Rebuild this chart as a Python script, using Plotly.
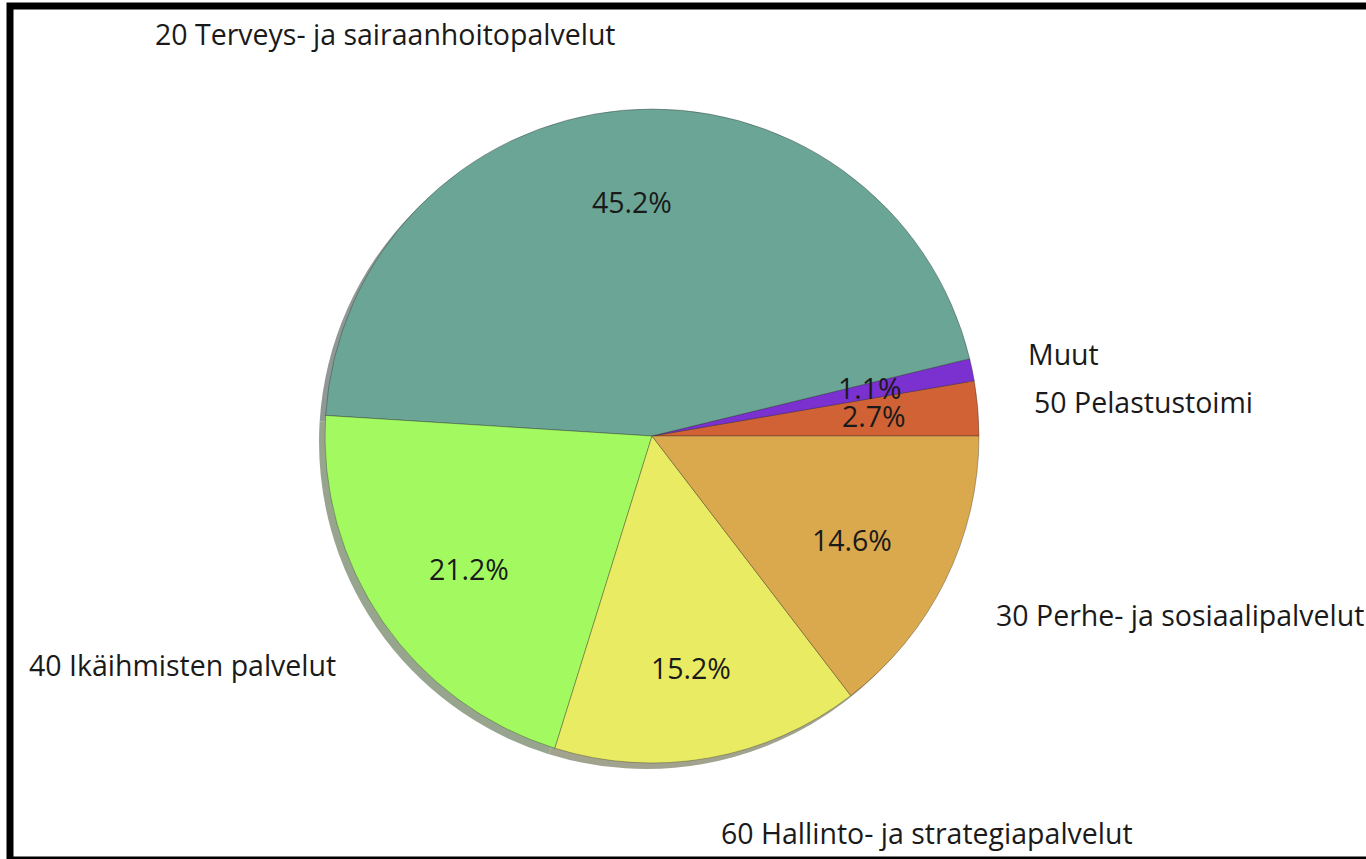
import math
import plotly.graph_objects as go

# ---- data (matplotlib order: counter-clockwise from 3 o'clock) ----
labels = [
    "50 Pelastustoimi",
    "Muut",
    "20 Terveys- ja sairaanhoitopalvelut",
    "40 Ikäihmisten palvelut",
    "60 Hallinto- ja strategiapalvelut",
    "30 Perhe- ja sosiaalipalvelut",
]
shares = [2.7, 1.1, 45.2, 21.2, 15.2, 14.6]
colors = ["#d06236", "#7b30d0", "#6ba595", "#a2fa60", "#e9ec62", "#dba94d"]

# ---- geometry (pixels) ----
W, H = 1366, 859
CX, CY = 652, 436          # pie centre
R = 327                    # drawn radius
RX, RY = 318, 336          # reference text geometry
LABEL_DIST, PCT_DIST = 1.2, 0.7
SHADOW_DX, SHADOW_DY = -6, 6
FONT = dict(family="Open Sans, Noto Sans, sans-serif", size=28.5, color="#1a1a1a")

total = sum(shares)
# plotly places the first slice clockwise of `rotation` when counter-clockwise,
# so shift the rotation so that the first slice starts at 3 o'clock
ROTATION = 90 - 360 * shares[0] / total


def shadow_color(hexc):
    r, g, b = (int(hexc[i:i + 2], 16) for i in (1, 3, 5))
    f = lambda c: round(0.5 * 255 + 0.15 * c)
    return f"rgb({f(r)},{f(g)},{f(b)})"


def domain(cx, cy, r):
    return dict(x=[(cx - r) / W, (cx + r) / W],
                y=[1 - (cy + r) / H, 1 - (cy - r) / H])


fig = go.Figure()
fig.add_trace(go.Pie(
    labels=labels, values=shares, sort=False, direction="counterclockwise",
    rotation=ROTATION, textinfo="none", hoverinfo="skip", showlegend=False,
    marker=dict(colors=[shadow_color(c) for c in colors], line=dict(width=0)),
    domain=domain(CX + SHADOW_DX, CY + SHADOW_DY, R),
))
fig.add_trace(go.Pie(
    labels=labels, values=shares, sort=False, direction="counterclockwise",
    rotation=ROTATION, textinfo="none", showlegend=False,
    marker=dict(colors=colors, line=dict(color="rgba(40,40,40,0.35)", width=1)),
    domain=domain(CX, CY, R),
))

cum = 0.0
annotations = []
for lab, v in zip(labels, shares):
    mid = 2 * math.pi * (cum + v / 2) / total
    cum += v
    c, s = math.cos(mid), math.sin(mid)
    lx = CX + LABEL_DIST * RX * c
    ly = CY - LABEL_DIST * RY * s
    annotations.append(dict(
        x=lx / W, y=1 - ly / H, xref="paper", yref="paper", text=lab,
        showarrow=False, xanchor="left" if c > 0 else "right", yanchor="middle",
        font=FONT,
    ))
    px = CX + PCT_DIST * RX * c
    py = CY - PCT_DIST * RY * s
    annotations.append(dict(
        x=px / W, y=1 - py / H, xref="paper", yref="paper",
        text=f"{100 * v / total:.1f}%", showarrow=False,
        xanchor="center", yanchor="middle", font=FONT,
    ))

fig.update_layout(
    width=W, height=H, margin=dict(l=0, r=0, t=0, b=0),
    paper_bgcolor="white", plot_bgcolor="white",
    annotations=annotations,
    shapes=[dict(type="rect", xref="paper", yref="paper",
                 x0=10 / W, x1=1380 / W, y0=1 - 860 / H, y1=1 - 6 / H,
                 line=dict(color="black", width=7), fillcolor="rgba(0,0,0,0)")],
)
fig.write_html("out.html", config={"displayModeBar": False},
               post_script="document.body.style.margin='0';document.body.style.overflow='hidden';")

- - - - -

• [Aim]: Restate the entire listing word for word, excluding pictures.

• [Solution to this exercise]:
Rebuild this chart as a Python script, using Plotly.
import math
import plotly.graph_objects as go

# ---- data (matplotlib order: counter-clockwise from 3 o'clock) ----
labels = [
    "50 Pelastustoimi",
    "Muut",
    "20 Terveys- ja sairaanhoitopalvelut",
    "40 Ikäihmisten palvelut",
    "60 Hallinto- ja strategiapalvelut",
    "30 Perhe- ja sosiaalipalvelut",
]
shares = [2.7, 1.1, 45.2, 21.2, 15.2, 14.6]
colors = ["#d06236", "#7b30d0", "#6ba595", "#a2fa60", "#e9ec62", "#dba94d"]

# ---- geometry (pixels) ----
W, H = 1366, 859
CX, CY = 652, 436          # pie centre
R = 327                    # drawn radius
RX, RY = 318, 336          # reference text geometry
LABEL_DIST, PCT_DIST = 1.2, 0.7
SHADOW_DX, SHADOW_DY = -6, 6
FONT = dict(family="Open Sans, Noto Sans, sans-serif", size=28.5, color="#1a1a1a")

total = sum(shares)
# plotly places the first slice clockwise of `rotation` when counter-clockwise,
# so shift the rotation so that the first slice starts at 3 o'clock
ROTATION = 90 - 360 * shares[0] / total


def shadow_color(hexc):
    r, g, b = (int(hexc[i:i + 2], 16) for i in (1, 3, 5))
    f = lambda c: round(0.5 * 255 + 0.15 * c)
    return f"rgb({f(r)},{f(g)},{f(b)})"


def domain(cx, cy, r):
    return dict(x=[(cx - r) / W, (cx + r) / W],
                y=[1 - (cy + r) / H, 1 - (cy - r) / H])


fig = go.Figure()
fig.add_trace(go.Pie(
    labels=labels, values=shares, sort=False, direction="counterclockwise",
    rotation=ROTATION, textinfo="none", hoverinfo="skip", showlegend=False,
    marker=dict(colors=[shadow_color(c) for c in colors], line=dict(width=0)),
    domain=domain(CX + SHADOW_DX, CY + SHADOW_DY, R),
))
fig.add_trace(go.Pie(
    labels=labels, values=shares, sort=False, direction="counterclockwise",
    rotation=ROTATION, textinfo="none", showlegend=False,
    marker=dict(colors=colors, line=dict(color="rgba(40,40,40,0.35)", width=1)),
    domain=domain(CX, CY, R),
))

cum = 0.0
annotations = []
for lab, v in zip(labels, shares):
    mid = 2 * math.pi * (cum + v / 2) / total
    cum += v
    c, s = math.cos(mid), math.sin(mid)
    lx = CX + LABEL_DIST * RX * c
    ly = CY - LABEL_DIST * RY * s
    annotations.append(dict(
        x=lx / W, y=1 - ly / H, xref="paper", yref="paper", text=lab,
        showarrow=False, xanchor="left" if c > 0 else "right", yanchor="middle",
        font=FONT,
    ))
    px = CX + PCT_DIST * RX * c
    py = CY - PCT_DIST * RY * s
    annotations.append(dict(
        x=px / W, y=1 - py / H, xref="paper", yref="paper",
        text=f"{100 * v / total:.1f}%", showarrow=False,
        xanchor="center", yanchor="middle", font=FONT,
    ))

fig.update_layout(
    width=W, height=H, margin=dict(l=0, r=0, t=0, b=0),
    paper_bgcolor="white", plot_bgcolor="white",
    annotations=annotations,
    shapes=[dict(type="rect", xref="paper", yref="paper",
                 x0=10 / W, x1=1380 / W, y0=1 - 860 / H, y1=1 - 6 / H,
                 line=dict(color="black", width=7), fillcolor="rgba(0,0,0,0)")],
)
fig.write_html("out.html", config={"displayModeBar": False},
               post_script="document.body.style.margin='0';document.body.style.overflow='hidden';")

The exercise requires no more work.